WHAT YOU NEED TO DO =
No pictures belong in the copy; return exactly the lines from the one with "Convert this chart" through the one with "import seaborn as sns", both ends included, and nothing else.

RECORDS PROVIDED =
———

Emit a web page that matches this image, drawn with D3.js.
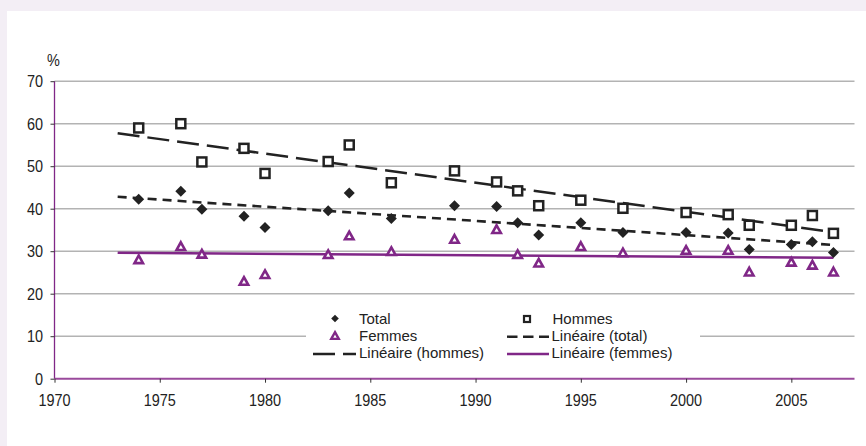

———

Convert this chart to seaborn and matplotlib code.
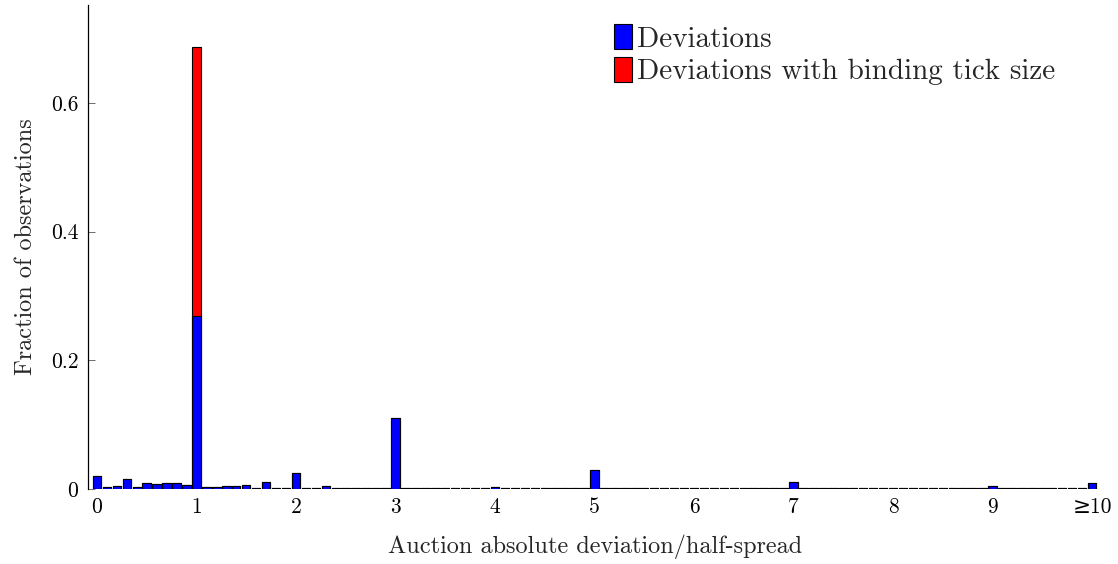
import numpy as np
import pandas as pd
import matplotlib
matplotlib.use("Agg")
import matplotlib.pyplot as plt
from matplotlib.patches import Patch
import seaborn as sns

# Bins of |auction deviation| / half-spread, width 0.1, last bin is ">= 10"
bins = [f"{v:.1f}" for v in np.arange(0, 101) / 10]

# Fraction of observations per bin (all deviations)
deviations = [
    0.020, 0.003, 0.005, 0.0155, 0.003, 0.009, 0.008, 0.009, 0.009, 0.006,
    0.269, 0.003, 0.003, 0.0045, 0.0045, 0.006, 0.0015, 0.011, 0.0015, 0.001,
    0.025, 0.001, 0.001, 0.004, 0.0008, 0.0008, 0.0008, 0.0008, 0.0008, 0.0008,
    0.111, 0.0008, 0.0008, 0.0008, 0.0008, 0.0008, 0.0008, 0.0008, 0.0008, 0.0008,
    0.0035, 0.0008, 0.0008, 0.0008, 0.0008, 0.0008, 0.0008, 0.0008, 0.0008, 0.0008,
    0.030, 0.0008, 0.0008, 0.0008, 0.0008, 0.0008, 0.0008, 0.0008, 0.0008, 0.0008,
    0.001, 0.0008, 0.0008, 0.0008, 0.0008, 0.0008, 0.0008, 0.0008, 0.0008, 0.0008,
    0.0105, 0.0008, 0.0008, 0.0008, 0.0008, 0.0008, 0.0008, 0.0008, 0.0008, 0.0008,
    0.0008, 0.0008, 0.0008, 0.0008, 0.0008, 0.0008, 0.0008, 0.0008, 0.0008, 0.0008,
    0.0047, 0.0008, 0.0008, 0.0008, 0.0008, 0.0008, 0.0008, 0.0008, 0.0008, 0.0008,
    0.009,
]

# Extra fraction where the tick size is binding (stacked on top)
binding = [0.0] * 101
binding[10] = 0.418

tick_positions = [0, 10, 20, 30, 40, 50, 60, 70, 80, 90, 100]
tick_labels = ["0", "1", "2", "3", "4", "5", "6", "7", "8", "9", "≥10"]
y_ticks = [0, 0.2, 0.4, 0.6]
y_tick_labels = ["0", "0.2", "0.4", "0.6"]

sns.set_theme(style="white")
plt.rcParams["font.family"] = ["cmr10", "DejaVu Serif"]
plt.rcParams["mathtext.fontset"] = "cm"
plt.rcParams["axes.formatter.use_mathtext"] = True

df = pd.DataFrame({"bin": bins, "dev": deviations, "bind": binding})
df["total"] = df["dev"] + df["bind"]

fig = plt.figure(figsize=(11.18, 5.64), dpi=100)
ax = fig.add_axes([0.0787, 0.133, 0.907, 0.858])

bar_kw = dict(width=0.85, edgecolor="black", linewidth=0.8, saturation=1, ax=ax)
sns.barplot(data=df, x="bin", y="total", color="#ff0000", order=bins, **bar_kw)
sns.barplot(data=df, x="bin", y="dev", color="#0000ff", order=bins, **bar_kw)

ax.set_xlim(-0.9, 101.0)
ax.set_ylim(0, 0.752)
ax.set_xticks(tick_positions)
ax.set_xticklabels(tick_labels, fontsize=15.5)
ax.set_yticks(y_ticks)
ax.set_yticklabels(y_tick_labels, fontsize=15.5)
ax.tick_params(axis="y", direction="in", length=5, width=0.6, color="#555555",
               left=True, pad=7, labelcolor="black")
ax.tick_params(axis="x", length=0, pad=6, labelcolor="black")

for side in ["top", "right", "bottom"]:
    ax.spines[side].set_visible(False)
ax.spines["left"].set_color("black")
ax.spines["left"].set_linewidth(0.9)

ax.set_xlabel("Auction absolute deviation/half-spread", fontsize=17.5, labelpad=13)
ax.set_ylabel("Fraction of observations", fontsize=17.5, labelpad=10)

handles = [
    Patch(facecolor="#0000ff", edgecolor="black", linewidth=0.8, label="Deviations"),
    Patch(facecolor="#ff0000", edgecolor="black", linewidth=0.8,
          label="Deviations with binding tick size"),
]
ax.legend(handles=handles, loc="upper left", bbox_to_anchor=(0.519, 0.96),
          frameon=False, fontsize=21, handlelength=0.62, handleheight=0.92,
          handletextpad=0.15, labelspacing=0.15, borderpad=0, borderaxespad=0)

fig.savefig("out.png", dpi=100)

———

WRITTEN SOLUTION =
Convert this chart to seaborn and matplotlib code.
import numpy as np
import pandas as pd
import matplotlib
matplotlib.use("Agg")
import matplotlib.pyplot as plt
from matplotlib.patches import Patch
import seaborn as sns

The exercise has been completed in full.